1. Point out the correct statement.
a) Mapper maps input key/value pairs to a set of intermediate key/value pairs
b) Applications typically implement the Mapper and Reducer interfaces to provide the map and reduce methods
c) Mapper and Reducer interfaces form the core of the job
d) None of the mentioned

Answer: d
Explanation: The transformed intermediate records do not need to be of the same type as the input records.

2. The Hadoop MapReduce framework spawns one map task for each __________ generated by the InputFormat for the job.
a) OutputSplit
b) InputSplit
c) InputSplitStream
d) All of the mentioned

Answer: b
Explanation: Mapper implementations are passed the JobConf for the job via the JobConfigurable.configure(JobConf) method and override it to initialize themselves.

3. Users can control which keys (and hence records) go to which Reducer by implementing a custom?
a) Partitioner
b) OutputSplit
c) Reporter
d) All of the mentioned

Answer: a
Explanation: Users can control the grouping by specifying a Comparator via JobConf.setOutputKeyComparatorClass(Class).

4. Point out the wrong statement.
a) The Mapper outputs are sorted and then partitioned per Reducer
b) The total number of partitions is the same as the number of reduce tasks for the job
c) The intermediate, sorted outputs are always stored in a simple (key-len, key, value-len, value) format
d) None of the mentioned

Answer: d
Explanation: All intermediate values associated with a given output key are subsequently grouped by the framework, and passed to the Reducer(s) to determine the final output.

5. Applications can use the ____________ to report progress and set application-level status messages.
a) Partitioner
b) OutputSplit
c) Reporter
d) All of the mentioned

Answer: c
Explanation: Reporter is also used to update Counters, or just indicate that they are alive.

6. The right level of parallelism for maps seems to be around _________ maps per-node.
a) 1-10
b) 10-100
c) 100-150
d) 150-200

Answer: b
Explanation: Task setup takes a while, so it is best if the maps take at least a minute to execute.

7. The number of reduces for the job is set by the user via _________
a) JobConf.setNumTasks(int)
b) JobConf.setNumReduceTasks(int)
c) JobConf.setNumMapTasks(int)
d) All of the mentioned

Answer: b
Explanation: Reducer has 3 primary phases: shuffle, sort and reduce.
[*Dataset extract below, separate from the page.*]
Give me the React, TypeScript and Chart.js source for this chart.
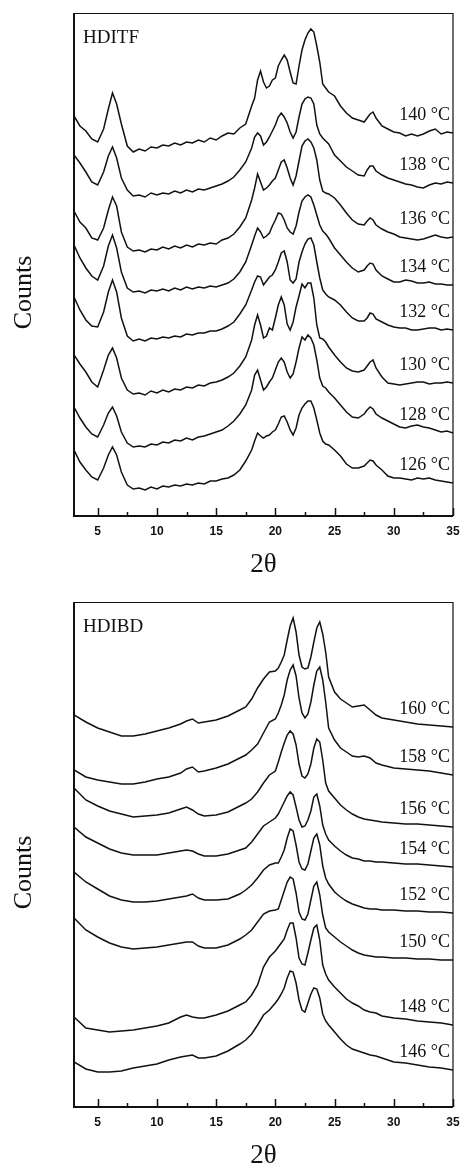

8. The framework groups Reducer inputs by key in _________ stage.
a) sort
b) shuffle
c) reduce
d) none of the mentioned

Answer: a
Explanation: The shuffle and sort phases occur simultaneously; while map-outputs are being fetched they are merged.

9. The output of the reduce task is typically written to the FileSystem via _____________
a) OutputCollector.collect
b) OutputCollector.get
c) OutputCollector.receive
d) OutputCollector.put

Answer: a
Explanation: The output of the Reducer is not sorted.

10. Which of the following is the default Partitioner for Mapreduce?
a) MergePartitioner
b) HashedPartitioner
c) HashPartitioner
d) None of the mentioned

Answer: c
Explanation: The total number of partitions is the same as the number of reduce tasks for the job.